A lesbian couple’s ten-year legal battle looks set to continue after France's Constitutional Council upheld the country's ban on homosexual marriage Friday.
Corrine Cestino and Sophie Hasslauer’s ten-year battle to marry hit another stumbling block Friday, after France’s Constitutional Council upheld the country’s ban on gay marriage.
Cestino and Hasslauer, who have been in a relationship for almost 14 years and have four children, took their fight to be allowed to legally marry to the country’s highest constitutional court.
The body ruled that there was no conflict between the law as it stands and fundamental rights enshrined by the constitution. The council furthermore argued that it was up to parliament to decide whether the law should change, rather than constitutional authorities.
The couple already have a legally recognised civil partnership, which is known as the “pacs” in France.

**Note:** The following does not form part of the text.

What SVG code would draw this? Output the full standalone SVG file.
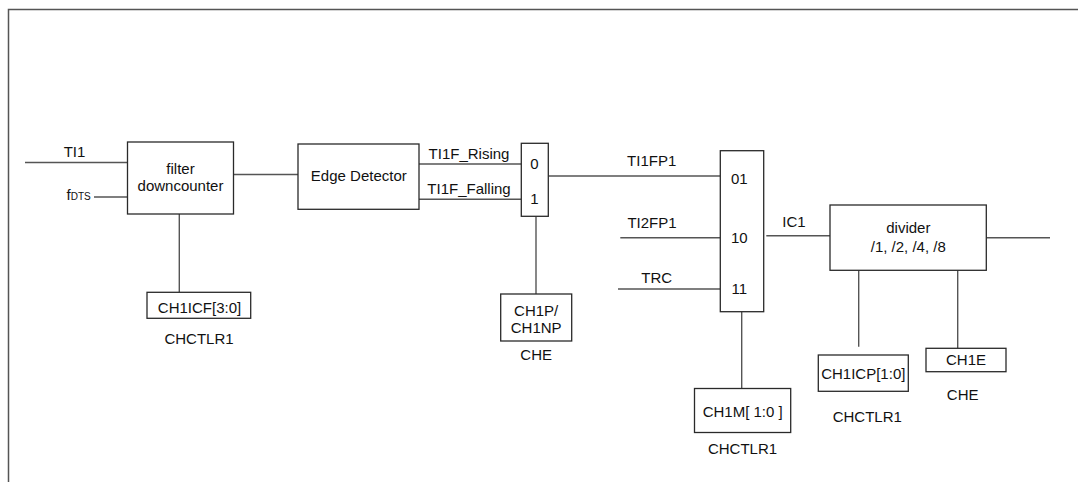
<svg xmlns="http://www.w3.org/2000/svg" width="1078" height="482" viewBox="0 0 1078 482">
<style>
.box{fill:#fff;stroke:#2a2a2a;stroke-width:1.3}
.ln{stroke:#555;stroke-width:1.4;fill:none}
.frame{stroke:#555;stroke-width:1.5;fill:none}
text{font-family:"Liberation Sans",Arial,sans-serif;font-size:15px;fill:#111;text-anchor:middle}
.st{text-anchor:start}
</style>
<rect x="0" y="0" width="1078" height="482" fill="#fff"/>
<path class="frame" d="M8.5,482 V9.5 H1078"/>
<g id="connectors">
<line class="ln" x1="25" y1="162.5" x2="127.5" y2="162.5"/>
<line class="ln" x1="94" y1="197" x2="127.5" y2="197"/>
<line class="ln" x1="233.5" y1="174.5" x2="298" y2="174.5"/>
<line class="ln" x1="419" y1="164" x2="521.3" y2="164"/>
<line class="ln" x1="419" y1="199.3" x2="521.3" y2="199.3"/>
<line class="ln" x1="548.3" y1="176" x2="720.3" y2="176"/>
<line class="ln" x1="536" y1="216.3" x2="536" y2="294"/>
<line class="ln" x1="179.3" y1="214" x2="179.3" y2="292.3"/>
<line class="ln" x1="620.3" y1="237.7" x2="720.3" y2="237.7"/>
<line class="ln" x1="618" y1="289" x2="720.3" y2="289"/>
<line class="ln" x1="766.3" y1="235.7" x2="830" y2="235.7"/>
<line class="ln" x1="741.7" y1="311.7" x2="741.7" y2="388.3"/>
<line class="ln" x1="986.3" y1="237.7" x2="1050" y2="237.7"/>
<line class="ln" x1="858.7" y1="270.3" x2="858.7" y2="346.7"/>
<line class="ln" x1="957.7" y1="270.3" x2="957.7" y2="348.3"/>
</g>
<g id="labels">
<text x="74.5" y="156.7">TI1</text>
<text class="st" x="66.5" y="200">f<tspan font-size="10">DTS</tspan></text>
<text x="469" y="159.3">TI1F_Rising</text>
<text x="469" y="194">TI1F_Falling</text>
<text x="651.7" y="165.7">TI1FP1</text>
<text x="652" y="227.7">TI2FP1</text>
<text x="656.7" y="282.7">TRC</text>
<text x="794" y="227.3">IC1</text>
</g>
<g id="filter">
<rect class="box" x="127.5" y="142" width="106" height="72"/>
<text x="180.5" y="174">filter</text>
<text x="180.5" y="191.3">downcounter</text>
</g>
<g id="ch1icf">
<rect class="box" x="147" y="292.3" width="103.7" height="26"/>
<text x="199.5" y="312.7" font-size="16">CH1ICF[3:0]</text>
<text x="199" y="344">CHCTLR1</text>
</g>
<g id="edge">
<rect class="box" x="298" y="144" width="121" height="65.3"/>
<text x="358.8" y="181">Edge Detector</text>
</g>
<g id="mux1">
<rect class="box" x="521.3" y="143.3" width="27" height="73"/>
<text x="534.5" y="169">0</text>
<text x="534.5" y="204">1</text>
</g>
<g id="ch1p">
<rect class="box" x="500.7" y="294" width="71" height="47"/>
<text x="536.2" y="316">CH1P/</text>
<text x="536.2" y="333">CH1NP</text>
<text x="536.2" y="360">CHE</text>
</g>
<g id="mux2">
<rect class="box" x="720.3" y="150.7" width="43.4" height="161"/>
<text x="739.3" y="184">01</text>
<text x="739.3" y="242.7">10</text>
<text x="739.3" y="294">11</text>
</g>
<g id="ch1m">
<rect class="box" x="694.5" y="388.5" width="96.2" height="44"/>
<text x="742.7" y="417.3">CH1M[ 1:0 ]</text>
<text x="742.5" y="454">CHCTLR1</text>
</g>
<g id="divider">
<rect class="box" x="830" y="205" width="156.3" height="65.3"/>
<text x="908.3" y="233.3">divider</text>
<text x="908.3" y="252.3">/1, /2, /4, /8</text>
</g>
<g id="ch1icp">
<rect class="box" x="818.3" y="355" width="90" height="36.3"/>
<text x="863.3" y="379">CH1ICP[1:0]</text>
<text x="867.3" y="421.7">CHCTLR1</text>
</g>
<g id="ch1e">
<rect class="box" x="926" y="348.3" width="80" height="23.4"/>
<text x="966" y="365">CH1E</text>
<text x="962.7" y="400">CHE</text>
</g>
</svg>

However, for them, it is not a marriage. The ‘pacs’ contract was introduced in 1999 to appease gay rights campaigners, but legally, it pales in comparison with marriage. “Marriage is the only solution in terms of protecting our children, sharing parental authority, settling inheritance problems and eventual custody if one of us were to die,” the couple told AFP.
Combined with this, public opinion in France seems to be out of step with the constitutional court’s ruling. A survey by TNS Sofres Friday showed 58 percent of respondents in favour of gay marriage and 35 percent against. In 2006, the same pollsters reported 51 percent against and 45 percent for.